L’enfant nourri à même le pis, grandit et forcit plus que l’on aurait pu s’y attendre, même pour un gaillard dont les jeunes taurillons avaient été les frères de lait.
Un jour qu’on l’avait oublié dans un coin de la grange, alors qu’il avait à peine à trois ans, comme il l’avait certainement sans doute maintes fois vu faire, il attrapa le seau à grain et nourrit toute la volaille, qui comptait bien plus d’un millier de poulets. D’un air assuré, il le remplissait au baquet et au fur à mesure le vidait dans les nombreuses mangeoires.

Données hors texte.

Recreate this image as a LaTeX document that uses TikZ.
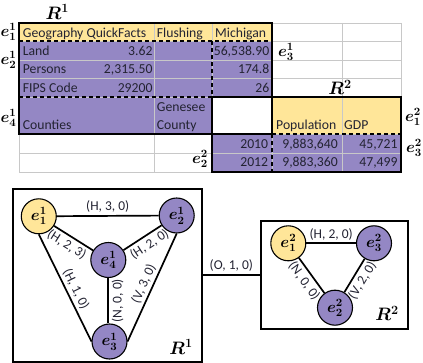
\RequirePackage{fix-cm}
\documentclass[tikz,border=0pt]{standalone}
\usepackage[no-math]{fontspec}
\setmainfont{Carlito}
\usepackage{amsmath,bm}
\definecolor{pur}{RGB}{148,135,196}
\definecolor{yel}{RGB}{255,230,153}
\definecolor{gridc}{RGB}{200,200,200}
\definecolor{txt}{RGB}{35,35,50}
\begin{document}
\begin{tikzpicture}[x=1pt,y=-1pt,
 cell/.style={font=\fontsize{13.7}{15}\selectfont, inner sep=0pt, text=txt},
 lt/.style={cell, anchor=base west},
 rt/.style={cell, anchor=base east},
 elab/.style={font=\fontsize{16}{18}\selectfont, inner sep=0pt},
 rlab/.style={font=\fontsize{18}{20}\selectfont, inner sep=0pt},
 thickbox/.style={line width=2.2pt},
 dsh/.style={line width=1.4pt, dash pattern=on 4pt off 3pt},
 gline/.style={draw=gridc, line width=0.6pt},
 gnode/.style={circle, draw, line width=1.1pt, minimum size=35pt, inner sep=0pt, font=\fontsize{16}{18}\selectfont},
 gedge/.style={line width=1.7pt},
 glab/.style={font=\fontsize{13.5}{15}\selectfont, inner sep=2.5pt, sloped, text=txt}
]
\useasboundingbox (0,0) rectangle (423,363);
% ---------- spreadsheet ----------
\fill[yel] (19,23) rectangle (272,41);
\fill[pur] (19,41) rectangle (272,97);
\fill[pur] (19,97) rectangle (212,134);
\fill[yel] (272,97) rectangle (401,134);
\fill[pur] (212,134) rectangle (401,172);
\foreach \x in {19,154,212,272,342,401} \draw[gline] (\x,23) -- (\x,172);
\foreach \y in {23,41,60,78.5,97,134,153,172} \draw[gline] (19,\y) -- (401,\y);
\draw[dsh] (19,41) -- (272,41);
\draw[dsh] (19,97) -- (212,97);
\draw[dsh] (212,41) -- (212,97);
\draw[dsh] (272,134) -- (401,134);
\draw[dsh] (272,134) -- (272,172);
\draw[thickbox] (19,23) rectangle (272,134);
\draw[thickbox] (212,97) rectangle (401,172);
% texts
\node[lt] (c11) at (22.7,37.3) {Geography QuickFacts};
\node[lt] (c12) at (156.7,37.3) {Flushing};
\node[lt] (c13) at (215,37.3) {Michigan};
\node[lt] (c21) at (22.7,55.7) {Land};
\node[rt] (c22) at (152.7,55.7) {3.62};
\node[rt] (c23) at (269.5,55.7) {56,538.90};
\node[lt] (c31) at (22.7,74) {Persons};
\node[rt] (c32) at (152.7,74) {2,315.50};
\node[rt] (c33) at (269.5,74) {174.8};
\node[lt] (c41) at (22.7,92.5) {FIPS Code};
\node[rt] (c42) at (152.7,92.5) {29200};
\node[rt] (c43) at (269.5,92.5) {26};
\node[lt] (c51) at (22.7,129.7) {Counties};
\node[lt] (c52a) at (156.7,111.3) {Genesee};
\node[lt] (c52b) at (156.7,129.7) {County};
\node[lt] (c54) at (276,129.7) {Population};
\node[lt] (c55) at (344,129.7) {GDP};
\node[rt] (c63) at (268.3,148.3) {2010};
\node[rt] (c64) at (338,148.3) {9,883,640};
\node[rt] (c65) at (397.7,148.3) {45,721};
\node[rt] (c73) at (268.3,166.7) {2012};
\node[rt] (c74) at (338,166.7) {9,883,360};
\node[rt] (c75) at (397.7,166.7) {47,499};
% labels
\node[rlab] (R1t) at (57.3,11.7) {$\bm{R^1}$};
\node[elab] (l11) at (8.5,32) {$\bm{e_1^1}$};
\node[elab] (l21) at (8.5,60) {$\bm{e_2^1}$};
\node[elab] (l41) at (8.5,118.3) {$\bm{e_4^1}$};
\node[elab] (l31) at (286,52) {$\bm{e_3^1}$};
\node[rlab] (R2t) at (340,87.3) {$\bm{R^2}$};
\node[elab] (l12) at (413,116.7) {$\bm{e_1^2}$};
\node[elab] (l32) at (414,148.3) {$\bm{e_3^2}$};
\node[elab] (l22) at (200,159.3) {$\bm{e_2^2}$};
% ---------- graph R1 ----------
\draw[line width=1.8pt] (12.7,189) rectangle (201.7,361.7);
\coordinate (g1r) at (201.7,275);
\node[gnode, fill=yel] (a1) at (38.8,216.3) {$\bm{e_1^1}$};
\node[gnode, fill=pur] (a2) at (176.7,215.5) {$\bm{e_2^1}$};
\node[gnode, fill=pur] (a4) at (108.3,260) {$\bm{e_4^1}$};
\node[gnode, fill=pur] (a3) at (109.5,341.5) {$\bm{e_3^1}$};
\draw[gedge] (a1) -- node[glab, above] {(H, 3, 0)} (a2);
\draw[gedge] (a1) -- node[glab, below, pos=0.45] {(H, 2, 3)} (a4);
\draw[gedge] (a4) -- node[glab, below, pos=0.55] {(H, 2, 0)} (a2);
\draw[gedge] (a1.south) -- node[glab, above, pos=0.55] {(H, 1, 0)} (a3.west);
\draw[gedge] (a3.north -| a4.south) -- node[glab, below] {(N, 0, 0)} (a4.south);
\draw[gedge] (a3.east) -- node[glab, above, pos=0.5] {(V, 3, 0)} (a2.south);
\node[rlab] (R1g) at (181,346.7) {$\bm{R^1}$};
% ---------- graph R2 ----------
\draw[line width=1.8pt] (261,221) rectangle (408.3,329.3);
\coordinate (g2l) at (261,275);
\draw[gedge] (g1r) -- node[glab, above] {(O, 1, 0)} (g2l);
\node[gnode, fill=yel] (b1) at (288.3,243.3) {$\bm{e_1^2}$};
\node[gnode, fill=pur] (b3) at (374,243.3) {$\bm{e_3^2}$};
\node[gnode, fill=pur] (b2) at (335,307.7) {$\bm{e_2^2}$};
\draw[gedge] (b1) -- node[glab, above] {(H, 2, 0)} (b3);
\draw[gedge] (b1) -- node[glab, below] {(N, 0, 0)} (b2);
\draw[gedge] (b2) -- node[glab, below] {(V, 2, 0)} (b3);
\node[rlab] (R2g) at (387,313.3) {$\bm{R^2}$};
\end{tikzpicture}
\end{document}
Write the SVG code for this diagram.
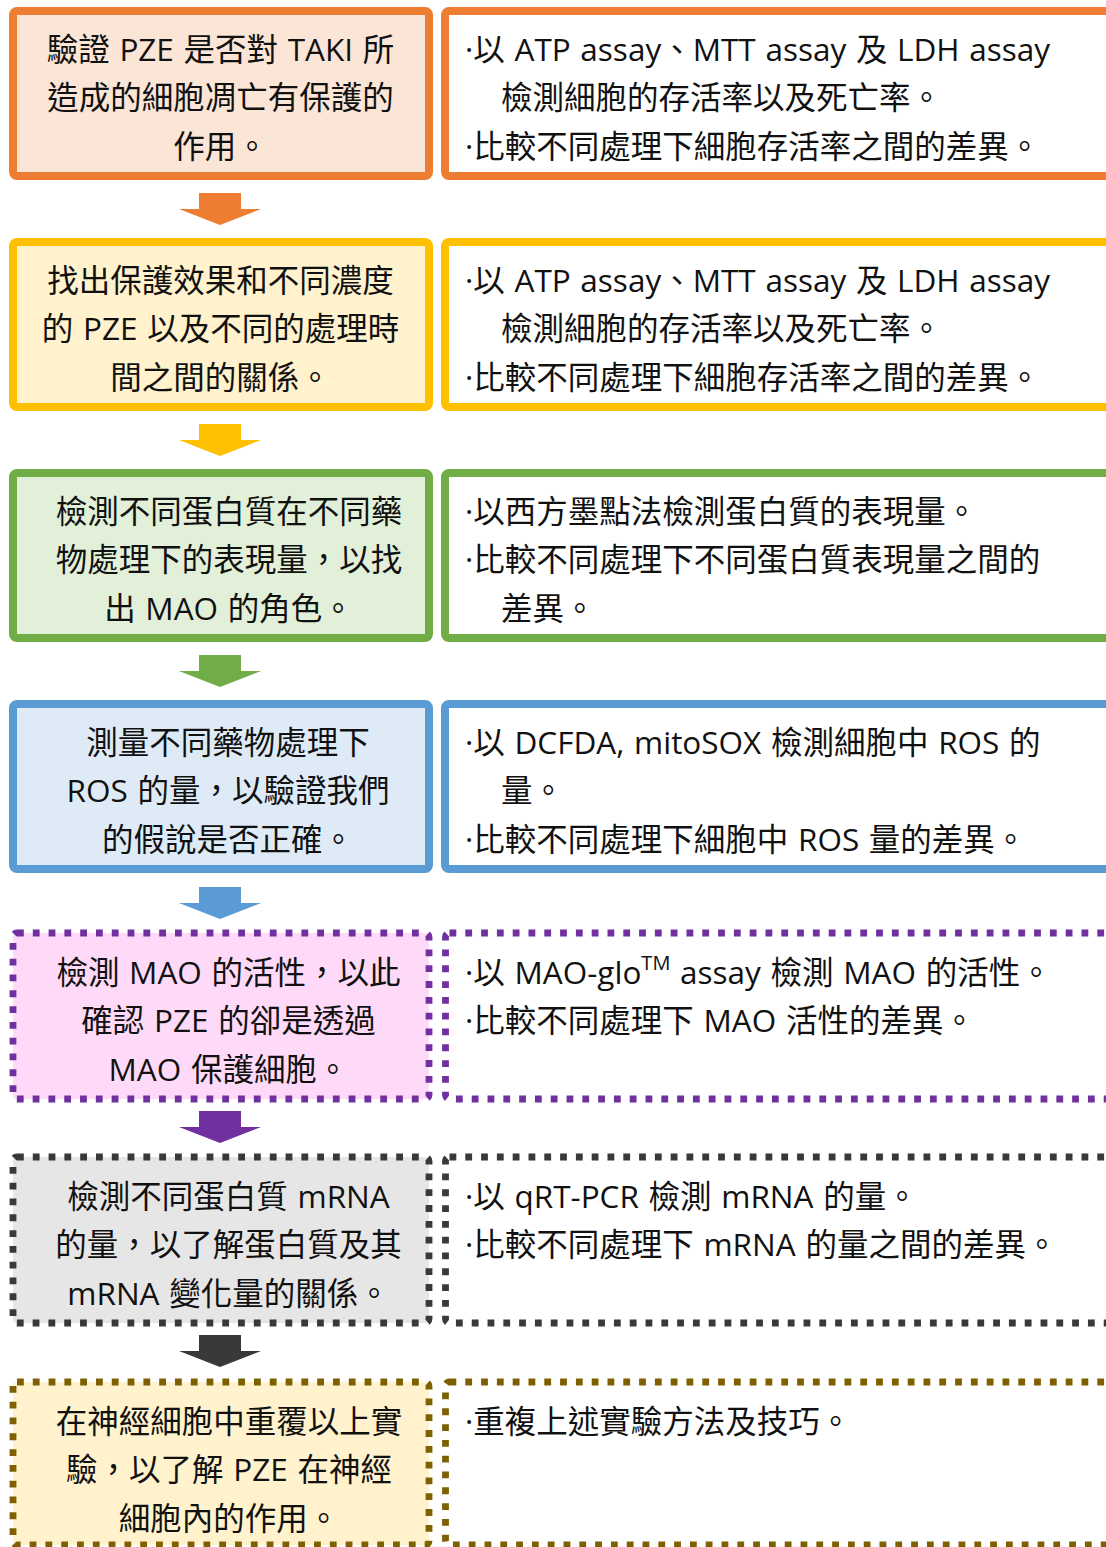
<svg xmlns="http://www.w3.org/2000/svg" width="1106" height="1547" viewBox="0 0 1106 1547" xml:lang="zh-Hant-TW">
<style>
text{font-family:"Open Sans","Noto Sans CJK TC",sans-serif;font-size:31.5px;fill:#111;word-spacing:1.5px}
.l{text-anchor:middle}
.box{stroke-width:8}
.dot{stroke-width:6.8;stroke-dasharray:6.8 9}
.sup{font-size:20px}
</style>
<rect width="1106" height="1547" fill="#fff"/>
<g id="connectors">
<polygon points="199,193 241,193 241,209 261,209 220,225 179,209 199,209" fill="#ED7D31"/>
<polygon points="199,424 241,424 241,440 261,440 220,456 179,440 199,440" fill="#FFC000"/>
<polygon points="199,655 241,655 241,671 261,671 220,687 179,671 199,671" fill="#70AD47"/>
<polygon points="199,887 241,887 241,903 261,903 220,919 179,903 199,903" fill="#5B9BD5"/>
<polygon points="199,1111 241,1111 241,1127 261,1127 220,1143 179,1127 199,1127" fill="#7030A0"/>
<polygon points="199,1335 241,1335 241,1351 261,1351 220,1367 179,1351 199,1351" fill="#3A3838"/>
</g>
<g id="step1">
<rect class="box" x="13" y="11" width="416" height="165" rx="4" fill="#FBE5D6" stroke="#ED7D31"/>
<text class="l" x="220.5" y="60.5">驗證 PZE 是否對 TAKI 所</text>
<text class="l" x="220.5" y="109">造成的細胞凋亡有保護的</text>
<text class="l" x="220.5" y="157.5">作用。</text>
</g>
<g id="method1">
<rect class="box" x="445" y="11" width="680" height="165" rx="4" fill="#fff" stroke="#ED7D31"/>
<text x="465" y="60.5">·以 ATP assay、MTT assay 及 LDH assay</text>
<text x="501" y="109">檢測細胞的存活率以及死亡率。</text>
<text x="465" y="157.5">·比較不同處理下細胞存活率之間的差異。</text>
</g>
<g id="step2">
<rect class="box" x="13" y="242" width="416" height="165" rx="4" fill="#FFF2CC" stroke="#FFC000"/>
<text class="l" x="220.5" y="291.5">找出保護效果和不同濃度</text>
<text class="l" x="220.5" y="340">的 PZE 以及不同的處理時</text>
<text class="l" x="220.5" y="388.5">間之間的關係。</text>
</g>
<g id="method2">
<rect class="box" x="445" y="242" width="680" height="165" rx="4" fill="#fff" stroke="#FFC000"/>
<text x="465" y="291.5">·以 ATP assay、MTT assay 及 LDH assay</text>
<text x="501" y="340">檢測細胞的存活率以及死亡率。</text>
<text x="465" y="388.5">·比較不同處理下細胞存活率之間的差異。</text>
</g>
<g id="step3">
<rect class="box" x="13" y="473" width="416" height="165" rx="4" fill="#E2F0D9" stroke="#70AD47"/>
<text class="l" x="229" y="522.5">檢測不同蛋白質在不同藥</text>
<text class="l" x="229" y="571">物處理下的表現量，以找</text>
<text class="l" x="229" y="619.5">出 MAO 的角色。</text>
</g>
<g id="method3">
<rect class="box" x="445" y="473" width="680" height="165" rx="4" fill="#fff" stroke="#70AD47"/>
<text x="465" y="522.5">·以西方墨點法檢測蛋白質的表現量。</text>
<text x="465" y="571">·比較不同處理下不同蛋白質表現量之間的</text>
<text x="501" y="619.5">差異。</text>
</g>
<g id="step4">
<rect class="box" x="13" y="704" width="416" height="165" rx="4" fill="#DEEBF7" stroke="#5B9BD5"/>
<text class="l" x="228" y="753.5">測量不同藥物處理下</text>
<text class="l" x="228" y="802">ROS 的量，以驗證我們</text>
<text class="l" x="228" y="850.5">的假說是否正確。</text>
</g>
<g id="method4">
<rect class="box" x="445" y="704" width="680" height="165" rx="4" fill="#fff" stroke="#5B9BD5"/>
<text x="465" y="753.5">·以 DCFDA, mitoSOX 檢測細胞中 ROS 的</text>
<text x="501" y="802">量。</text>
<text x="465" y="850.5">·比較不同處理下細胞中 ROS 量的差異。</text>
</g>
<g id="step5">
<rect class="dot" x="13" y="933" width="416" height="166" rx="4" fill="#FFDAF8" stroke="#7030A0"/>
<text class="l" x="228.5" y="983.5">檢測 MAO 的活性，以此</text>
<text class="l" x="228.5" y="1032">確認 PZE 的卻是透過</text>
<text class="l" x="228.5" y="1080.5">MAO 保護細胞。</text>
</g>
<g id="method5">
<rect class="dot" x="445.5" y="933" width="680" height="166" rx="4" fill="#fff" stroke="#7030A0"/>
<text x="465" y="983.5">·以 MAO-glo<tspan class="sup" dy="-14">TM</tspan><tspan dy="14"> assay 檢測 MAO 的活性。</tspan></text>
<text x="465" y="1032">·比較不同處理下 MAO 活性的差異。</text>
</g>
<g id="step6">
<rect class="dot" x="13" y="1157" width="416" height="166" rx="4" fill="#E7E6E6" stroke="#3A3838"/>
<text class="l" x="228.5" y="1207.5">檢測不同蛋白質 mRNA</text>
<text class="l" x="228.5" y="1256">的量，以了解蛋白質及其</text>
<text class="l" x="228.5" y="1304.5">mRNA 變化量的關係。</text>
</g>
<g id="method6">
<rect class="dot" x="445.5" y="1157" width="680" height="166" rx="4" fill="#fff" stroke="#3A3838"/>
<text x="465" y="1207.5">·以 qRT-PCR 檢測 mRNA 的量。</text>
<text x="465" y="1256">·比較不同處理下 mRNA 的量之間的差異。</text>
</g>
<g id="step7">
<rect class="dot" x="13" y="1382" width="416" height="163" rx="4" fill="#FFF2CC" stroke="#7F6000"/>
<text class="l" x="229" y="1432.5">在神經細胞中重覆以上實</text>
<text class="l" x="229" y="1481">驗，以了解 PZE 在神經</text>
<text class="l" x="229" y="1529.5">細胞內的作用。</text>
</g>
<g id="method7">
<rect class="dot" x="445.5" y="1382" width="680" height="163" rx="4" fill="#fff" stroke="#7F6000"/>
<text x="465" y="1432.5">·重複上述實驗方法及技巧。</text>
</g>
</svg>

Si Marcel n’était pas arrivé juste au moment où il remplissait son dernier seau, il aurait donné sa tête à couper, que ce n’était point lui qui avait nourri toutes ces poules.
Au début, tous s’en amusèrent, pensant qu’ils avaient affaire à un simple imitateur, un peu costaud pour son âge et également un peu précoce, il faut bien l’avouer. Et tous pensaient, bien mal à propos, car les faits ne tarderaient pas à les contredire, que quand il grandirait, ce qui paraissait aujourd’hui si extraordinaire deviendrait avec les années tout à fait banal.

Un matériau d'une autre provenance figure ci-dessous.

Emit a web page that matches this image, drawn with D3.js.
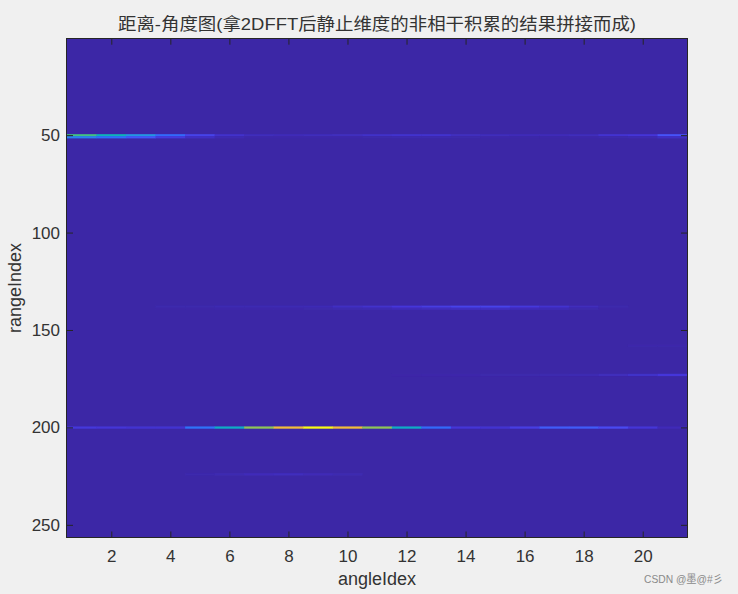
<!DOCTYPE html>
<html><head><meta charset="utf-8">
<script src="https://cdn.jsdelivr.net/npm/d3@7"></script>
<style>html,body{margin:0;padding:0;background:#f0f0f0;overflow:hidden}
text{font-family:"Liberation Sans","Noto Sans CJK SC",sans-serif;fill:#333}</style>
</head><body><svg id="c" width="738" height="594"></svg>
<script>
const angleTicks=[2,4,6,8,10,12,14,16,18,20];
const rangeTicks=[50,100,150,200,250];
const titleText="距离-角度图(拿2DFFT后静止维度的非相干积累的结果拼接而成)";
const xLabel="angleIdex", yLabel="rangeIndex", watermark="CSDN @墨@#彡";
const rowIndex=[50,51,138,139,158,173,200,224];
const row50 =[.60,.48,.36,.24,.13,.06,.035,.03,.035,.04,.055,.065,.065,.04,.035,.03,.03,.035,.07,.08,.18];
const row51 =[.30,.25,.19,.10,.05,.02,.008,.008,.008,.008,.01,.015,.015,.01,.008,.005,.005,.008,.012,.02,.05];
const row138=[0,0,0,.012,.012,.02,.02,.022,.025,.045,.06,.085,.105,.13,.13,.09,.065,.035,.01,0,0];
const row139=[0,0,0,.003,.005,.008,.008,.008,.01,.016,.022,.032,.038,.045,.045,.032,.026,.012,.004,0,0];
const row158=[0,0,0,0,0,0,0,0,0,0,0,0,0,0,0,0,0,0,0,.008,.008];
const row173=[0,0,0,0,0,0,0,0,0,0,0,.004,.006,.008,.01,.012,.015,.02,.035,.055,.085];
const row200=[.09,.08,.07,.07,.26,.45,.68,.84,1,.84,.68,.45,.24,.08,.07,.11,.2,.2,.15,.08,.03];
const row224=[0,0,0,0,.012,.02,.032,.038,.028,.018,0,0,0,0,0,0,0,0,0,0,0];
const rowValues=[row50,row51,row138,row139,row158,row173,row200,row224];
const parulaStops=["#3c27a6","#4435d9","#4a4ef8","#2f6ffa","#2a8ee8","#15a7d3","#07b7b0","#33c08a","#84c55f","#c1c13b","#f0ba3a","#fdd835","#f9fb15"];

const L=67,R=687,T=38.7,B=537.5;
const angles=d3.range(1,22);
const x=d3.scaleBand().domain(angles).range([L,R]);
const xTick=d3.scaleLinear().domain([.5,21.5]).range([L,R]);
const y=d3.scaleLinear().domain([.5,256.5]).range([T,B]);
const color=d3.scaleLinear().domain(parulaStops.map((_,i)=>i/(parulaStops.length-1))).range(parulaStops).interpolate(d3.interpolateRgb);
const svg=d3.select("#c");
const defs=svg.append("defs");
defs.append("filter").attr("id","soft").attr("x","-2%").attr("y","-200%").attr("width","104%").attr("height","500%")
  .append("feGaussianBlur").attr("stdDeviation","0.5 0.35");
defs.append("clipPath").attr("id","plot").append("rect").attr("x",L).attr("y",T).attr("width",R-L).attr("height",B-T);
const plot=svg.append("g").attr("clip-path","url(#plot)");
plot.append("rect").attr("x",L).attr("y",T).attr("width",R-L).attr("height",B-T).attr("fill",color(0));
const cells=rowIndex.flatMap((r,i)=>rowValues[i].map((v,j)=>({r,a:angles[j],v}))).filter(d=>d.v>0);
plot.append("g").attr("filter","url(#soft)").selectAll("rect").data(cells).join("rect")
  .attr("x",d=>x(d.a)).attr("width",x.bandwidth()+.3)
  .attr("y",d=>y(d.r-.5)).attr("height",y(1.5)-y(.5)+.3).attr("fill",d=>color(d.v));

function styleAxis(g){g.select(".domain").remove();g.selectAll("line").attr("stroke","#262626").attr("stroke-width",1);
  g.selectAll("text").style("font-size","17px");}
svg.append("g").attr("transform",`translate(0,${B})`).call(d3.axisBottom(xTick).tickValues(angleTicks).tickFormat(d3.format("d")).tickSizeInner(-6).tickPadding(12.5)).call(styleAxis);
svg.append("g").attr("transform",`translate(0,${T})`).call(d3.axisTop(xTick).tickValues(angleTicks).tickFormat("").tickSizeInner(-6)).call(styleAxis);
svg.append("g").attr("transform",`translate(${L},0)`).call(d3.axisLeft(y).tickValues(rangeTicks).tickFormat(d3.format("d")).tickSizeInner(-6).tickPadding(7)).call(styleAxis);
svg.append("g").attr("transform",`translate(${R},0)`).call(d3.axisRight(y).tickValues(rangeTicks).tickFormat("").tickSizeInner(-6)).call(styleAxis);
svg.append("rect").attr("x",L-.5).attr("y",38.5).attr("width",R-L+1).attr("height",499).attr("fill","none").attr("stroke","#262626");
svg.append("text").attr("x",377).attr("y",30).attr("text-anchor","middle").attr("textLength",518).attr("lengthAdjust","spacingAndGlyphs").style("font-size","17px").text(titleText);
svg.append("text").attr("x",377).attr("y",585).attr("text-anchor","middle").style("font-size","18px").text(xLabel);
svg.append("text").attr("transform","translate(21,288) rotate(-90)").attr("text-anchor","middle").style("font-size","18px").text(yLabel);
svg.append("text").attr("x",644).attr("y",583).attr("textLength",79).attr("lengthAdjust","spacingAndGlyphs").style("font-size","11px").style("fill","#8a8a8a").text(watermark);
</script></body></html>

Mais quand un jour à la pharmacie du village à douze ans à peine, alors qu’il venait de s’acheter des boules de gomme, il tança la laborantine, lui affirmant qu’elle s’était trompée dans le grammage de la posologie du père Barnabé, et que la suite prouva qu’il n’avait point tort. Tous en furent estomaqués
Un autre jour, lors d’un marchandage pour un cheval de labour, il intervint dans la discussion, affirmant au maquignon ébahi que la bête avait été maquillée et en fournit la preuve.
De telles qualités auraient du, c’est évident, susciter une admiration sans borne. Tout au contraire tous vinrent à le craindre. Aussi en le voyant arriver tous faisaient profil bas et peu recherchaient sa compagnie. Mais comme un seigneur au milieu de ses sujets, impavide et souriant, il donnait le bonjour à tout le monde, et avançait d’un pas alerte et décidé.
Avec toutes ces qualités évidentes, il fut souvent appelé pour résoudre des conflits d’ordre privé. En ces circonstances il ne pipait mot et se contentait seulement d’observer les protagonistes. Ceux-ci après avoir déballé leur affaire, en arrivaient eux-mêmes à la conclusion qu’aucune manœuvre dilatoire ne pouvait être tentée en sa présence, donc l’accord était généralement rapidement conclu.
Mais tous éprouvèrent un immense soulagement quand tant de talents évidents le firent aller défendre les intérêts de son département sous les ors de la République après être entré en politique.